Building an Inclusive Society

  • Enhance the welfare of women, children, youth, minorities, SC, ST, OBCs, differently-abled persons and senior citizens.
  • Develop a composite gender-based index to reflect the status of women.
  • Introduce mandatory skill-based education and extra-curricular activities in schools; design CCT schemes to encourage girls’ education.

Environment and Water Resources

  • Adopt sustainable practices and streamline regulatory structures.
  • Promote sustainable use of water resources by improving groundwater management, adopting smart water meters for specific industrial units.
15-Year Vision
  • NITI Aayog has come forward with a draft 15-year vision plan to catapult the country’s economy to more than three times as compared to the present day. The new plan aims to replace the centralized five-year plans of the past.
  • The new plan is accompanied by shorter sub-plans-a seven-year strategy for 2017-24, and a three-year “Action Agenda’ from 2017-18 to 2019-20. 300+ specific action points covering a wide range of sectors have been drawn up as part of the 15 year vision.

The salient features of 15-years vision plan are:

  • India aims to more than triple the size of its economy in 15 years.
  • India’s urban population is expected to increase by 22 crores by 2031. The plan in likely to lay emphasis on urban development, taking a note from China’s elaborate long-term development agenda.
  • The plan includes the development of an NGO-focused portal NGO-Darpan portal. No grants to NGO will be allowed without a unique portal ID.
NITI AAYOG Critical Analysis

Arguments that support NITI Aayog relevance:

  • It can be visualized as a funnel through which new and innovative ideas come from all possible sources industry, academia, civil society or foreign specialists and flow into the government system for implementation.
  • Initiatives like Ayushmaan Bharat, POSHAN Abhiyaan, our approach towards artificial intelligence and water conservation measures, etc have all been conceptualized in NITI Aayog.
  • NITI Aayog is also bringing about a greater level of accountability.
  • NITI Aayog has established a Development Monitoring and Evaluation Office which collects data on the performance of various Ministries on a real-time basis.
  • The data are then used at the highest policy-making levels to establish accountability and improve performance.
  • This performance and outcome-based real-time monitoring and evaluation of government work can have a significant impact on improving governance.
  • NITI Aayog plays an important role in being the States representative in Delhi, and facilitates direct interactions with the line ministries.

Improving Innovation

  • The Atal Innovation Mission, established under NITI Aayog, has done commendable work in improving the innovation ecosystem in India.
  • It has established more than 1, 500 Atal Tinkering Labs in schools across the country and this number is expected to go up to 5, 000 by March 2019.
  • It has also set up 20 Atal Incubation Centers for encouraging young innovators and start-ups.
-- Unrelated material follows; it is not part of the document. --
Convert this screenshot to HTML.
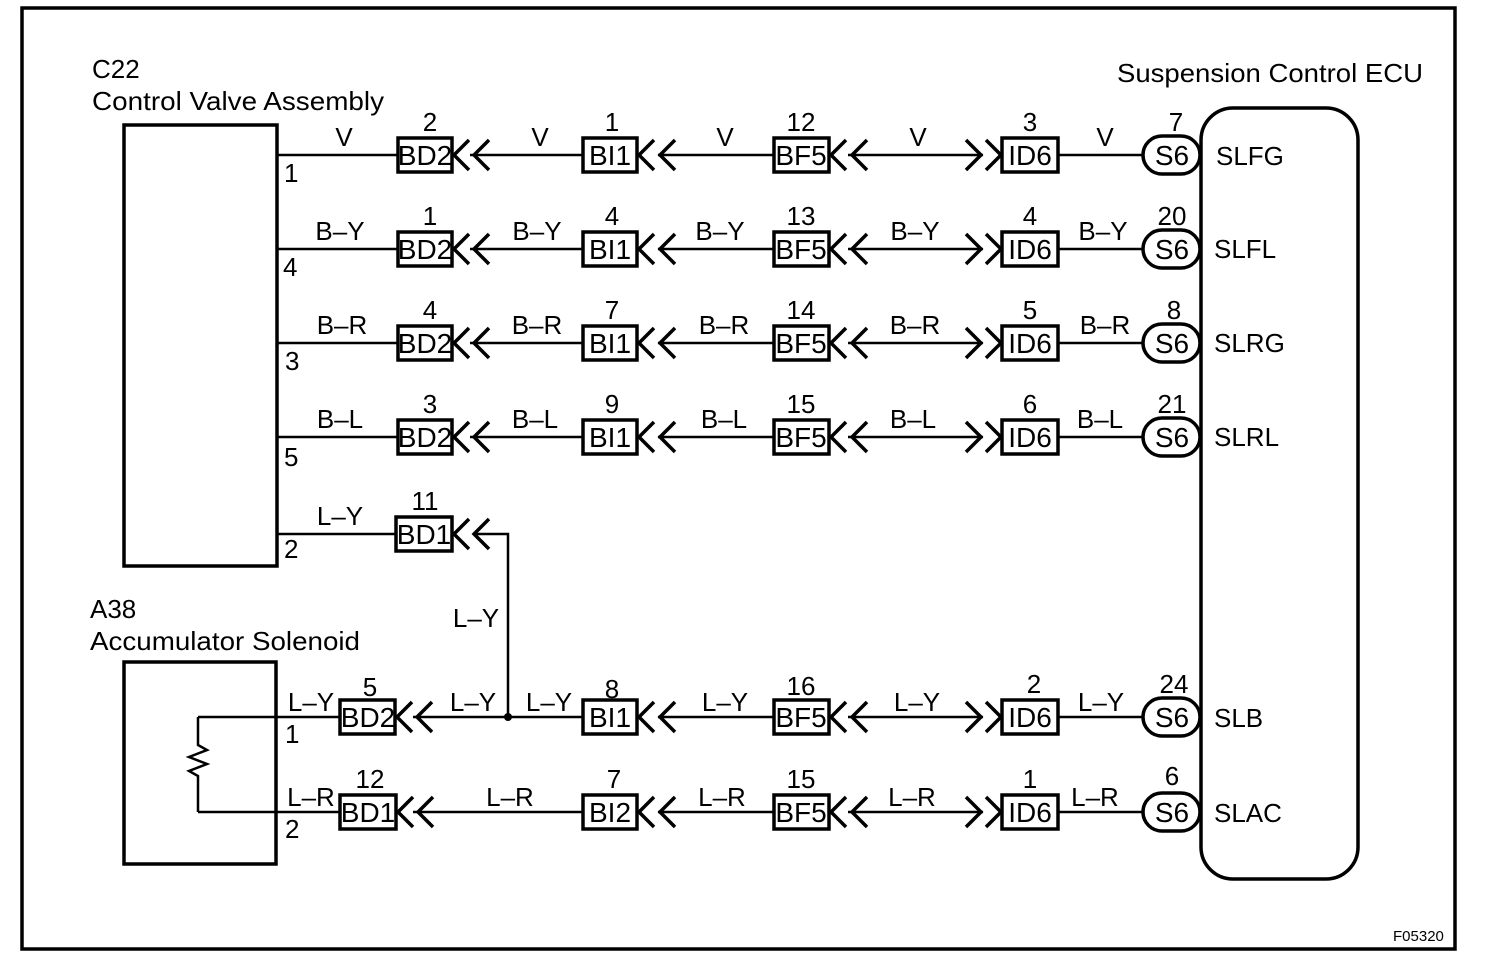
<!DOCTYPE html>
<html><head><meta charset="utf-8"><style>
html,body{margin:0;padding:0;background:#fff;}
svg{display:block;}
text{font-family:"Liberation Sans",sans-serif;fill:#000;}
.t{font-size:26px;}
.bx{font-size:26px;}
.bl{font-size:28px;}
.ln{stroke:#000;stroke-width:2.5;fill:none;}
.th{stroke:#000;stroke-width:3.5;fill:none;}
.bk{stroke:#000;stroke-width:3.5;fill:#fff;}
</style></head><body>
<svg width="1504" height="970" viewBox="0 0 1504 970" xmlns="http://www.w3.org/2000/svg">
<defs>
<path id="cl" d="M16,-15 L1,0 L16,15" stroke="#000" stroke-width="3.5" fill="none"/>
<path id="cr" d="M0,-15 L15,0 L0,15" stroke="#000" stroke-width="3.5" fill="none"/>
</defs>
<rect x="22" y="8" width="1433" height="941" class="th"/>
<text x="92" y="78" class="t">C22</text>
<text x="92" y="110" class="t" textLength="292" lengthAdjust="spacingAndGlyphs">Control Valve Assembly</text>
<text x="90" y="618" class="t">A38</text>
<text x="90" y="650" class="t" textLength="270" lengthAdjust="spacingAndGlyphs">Accumulator Solenoid</text>
<text x="1117" y="82" class="t" textLength="306" lengthAdjust="spacingAndGlyphs">Suspension Control ECU</text>
<text x="1393" y="941" style="font-size:15px">F05320</text>
<rect x="124" y="125" width="153" height="441" class="th"/>
<rect x="124" y="662" width="152" height="202" class="th"/>
<rect x="1201" y="108" width="157" height="771" rx="32" class="th"/>

<g id="r1" transform="translate(0,155)">
<line x1="277" y1="0" x2="398" y2="0" class="ln"/>
<line x1="470" y1="0" x2="583" y2="0" class="ln"/>
<line x1="658" y1="0" x2="773" y2="0" class="ln"/>
<line x1="848" y1="0" x2="983" y2="0" class="ln"/>
<line x1="1058" y1="0" x2="1143" y2="0" class="ln"/>
<rect x="398" y="-17" width="54" height="34" class="bk"/>
<rect x="583" y="-17" width="54" height="34" class="bk"/>
<rect x="774" y="-17" width="55" height="34" class="bk"/>
<rect x="1002" y="-17" width="56" height="34" class="bk"/>
<rect x="1143" y="-19" width="57" height="38" rx="19" class="bk"/>
<use href="#cl" x="453" y="0"/><use href="#cl" x="473" y="0"/>
<use href="#cl" x="638" y="0"/><use href="#cl" x="659" y="0"/>
<use href="#cl" x="830" y="0"/><use href="#cl" x="851" y="0"/>
<use href="#cr" x="966" y="0"/><use href="#cr" x="986" y="0"/>
</g>
<use href="#r1" y="94"/><use href="#r1" y="188"/><use href="#r1" y="282"/>
<g transform="translate(0,717)">
<line x1="198" y1="0" x2="340" y2="0" class="ln"/>
<line x1="413" y1="0" x2="583" y2="0" class="ln"/>
<line x1="658" y1="0" x2="773" y2="0" class="ln"/>
<line x1="848" y1="0" x2="983" y2="0" class="ln"/>
<line x1="1058" y1="0" x2="1143" y2="0" class="ln"/>
<rect x="340" y="-17" width="55" height="34" class="bk"/>
<rect x="583" y="-17" width="54" height="34" class="bk"/>
<rect x="774" y="-17" width="55" height="34" class="bk"/>
<rect x="1002" y="-17" width="56" height="34" class="bk"/>
<rect x="1143" y="-19" width="57" height="38" rx="19" class="bk"/>
<use href="#cl" x="396" y="0"/><use href="#cl" x="416" y="0"/>
<use href="#cl" x="638" y="0"/><use href="#cl" x="659" y="0"/>
<use href="#cl" x="830" y="0"/><use href="#cl" x="851" y="0"/>
<use href="#cr" x="966" y="0"/><use href="#cr" x="986" y="0"/>
</g>
<g transform="translate(0,812)">
<line x1="198" y1="0" x2="340" y2="0" class="ln"/>
<line x1="413" y1="0" x2="583" y2="0" class="ln"/>
<line x1="658" y1="0" x2="773" y2="0" class="ln"/>
<line x1="848" y1="0" x2="983" y2="0" class="ln"/>
<line x1="1058" y1="0" x2="1143" y2="0" class="ln"/>
<rect x="340" y="-17" width="56" height="34" class="bk"/>
<rect x="583" y="-17" width="54" height="34" class="bk"/>
<rect x="774" y="-17" width="55" height="34" class="bk"/>
<rect x="1002" y="-17" width="56" height="34" class="bk"/>
<rect x="1143" y="-19" width="57" height="38" rx="19" class="bk"/>
<use href="#cl" x="397" y="0"/><use href="#cl" x="417" y="0"/>
<use href="#cl" x="638" y="0"/><use href="#cl" x="659" y="0"/>
<use href="#cl" x="830" y="0"/><use href="#cl" x="851" y="0"/>
<use href="#cr" x="966" y="0"/><use href="#cr" x="986" y="0"/>
</g>
<line x1="277" y1="534" x2="396" y2="534" class="ln"/>
<rect x="396" y="517" width="56" height="34" class="bk"/>
<use href="#cl" x="453" y="534"/><use href="#cl" x="473" y="534"/>
<polyline points="475,534 508,534 508,717" class="ln"/>
<circle cx="508" cy="717" r="4"/>
<polyline points="198,717 198,745 207,750 189,757 207,764 189,771 198,776 198,812" class="ln"/>

<g class="bl" text-anchor="middle">
<text x="425" y="165">BD2</text><text x="610" y="165">BI1</text><text x="801" y="165">BF5</text><text x="1030" y="165">ID6</text><text x="1172" y="165">S6</text>
<text x="425" y="259">BD2</text><text x="610" y="259">BI1</text><text x="801" y="259">BF5</text><text x="1030" y="259">ID6</text><text x="1172" y="259">S6</text>
<text x="425" y="353">BD2</text><text x="610" y="353">BI1</text><text x="801" y="353">BF5</text><text x="1030" y="353">ID6</text><text x="1172" y="353">S6</text>
<text x="425" y="447">BD2</text><text x="610" y="447">BI1</text><text x="801" y="447">BF5</text><text x="1030" y="447">ID6</text><text x="1172" y="447">S6</text>
<text x="424" y="544">BD1</text>
<text x="368" y="727">BD2</text><text x="610" y="727">BI1</text><text x="801" y="727">BF5</text><text x="1030" y="727">ID6</text><text x="1172" y="727">S6</text>
<text x="368" y="822">BD1</text><text x="610" y="822">BI2</text><text x="801" y="822">BF5</text><text x="1030" y="822">ID6</text><text x="1172" y="822">S6</text>
</g>
<g class="bx" text-anchor="middle">
<text x="430" y="131">2</text><text x="612" y="131">1</text><text x="801" y="131">12</text><text x="1030" y="131">3</text><text x="1176" y="131">7</text>
<text x="430" y="225">1</text><text x="612" y="225">4</text><text x="801" y="225">13</text><text x="1030" y="225">4</text><text x="1172" y="225">20</text>
<text x="430" y="319">4</text><text x="612" y="319">7</text><text x="801" y="319">14</text><text x="1030" y="319">5</text><text x="1174" y="319">8</text>
<text x="430" y="413">3</text><text x="612" y="413">9</text><text x="801" y="413">15</text><text x="1030" y="413">6</text><text x="1172" y="413">21</text>
<text x="425" y="510">11</text>
<text x="370" y="696">5</text><text x="612" y="698">8</text><text x="801" y="695">16</text><text x="1034" y="693">2</text><text x="1174" y="693">24</text>
<text x="370" y="788">12</text><text x="614" y="788">7</text><text x="801" y="788">15</text><text x="1030" y="788">1</text><text x="1172" y="785">6</text>
<text x="344" y="146">V</text><text x="540" y="146">V</text><text x="725" y="146">V</text><text x="918" y="146">V</text><text x="1105" y="146">V</text>
<text x="340" y="240">B–Y</text><text x="537" y="240">B–Y</text><text x="720" y="240">B–Y</text><text x="915" y="240">B–Y</text><text x="1103" y="240">B–Y</text>
<text x="342" y="334">B–R</text><text x="537" y="334">B–R</text><text x="724" y="334">B–R</text><text x="915" y="334">B–R</text><text x="1105" y="334">B–R</text>
<text x="340" y="428">B–L</text><text x="535" y="428">B–L</text><text x="724" y="428">B–L</text><text x="913" y="428">B–L</text><text x="1100" y="428">B–L</text>
<text x="340" y="525">L–Y</text>
<text x="476" y="627">L–Y</text>
<text x="311" y="711">L–Y</text><text x="473" y="711">L–Y</text><text x="549" y="711">L–Y</text><text x="725" y="711">L–Y</text><text x="917" y="711">L–Y</text><text x="1101" y="711">L–Y</text>
<text x="311" y="806">L–R</text><text x="510" y="806">L–R</text><text x="722" y="806">L–R</text><text x="912" y="806">L–R</text><text x="1095" y="806">L–R</text>
</g>
<g class="t">
<text x="284" y="182">1</text><text x="283" y="276">4</text><text x="285" y="370">3</text><text x="284" y="466">5</text><text x="284" y="558">2</text>
<text x="285" y="743">1</text><text x="285" y="838">2</text>
<text x="1216" y="165">SLFG</text><text x="1214" y="258">SLFL</text><text x="1214" y="352">SLRG</text><text x="1214" y="446">SLRL</text>
<text x="1214" y="727">SLB</text><text x="1214" y="822">SLAC</text>
</g>
</svg>
</body></html>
Arguments against for the NITI Aayog:

  • NITI Aayog can’t transform a deeply unequal society into a modern economy that ensures the welfare of citizens, irrespective of their social identity.
  • It has no role in influencing public or private investment.
  • It does not seem to have an influence in policy-making with long-term consequences. For instance, demonetization and the Goods and Services Tax.
  • As a think-tank, it has to maintain a respectable intellectual humility and honesty, but it is often seen as government mouthpiece.
  • Labour force participation rate of women is also declining, when neighbors like Bangladesh are registering an increase.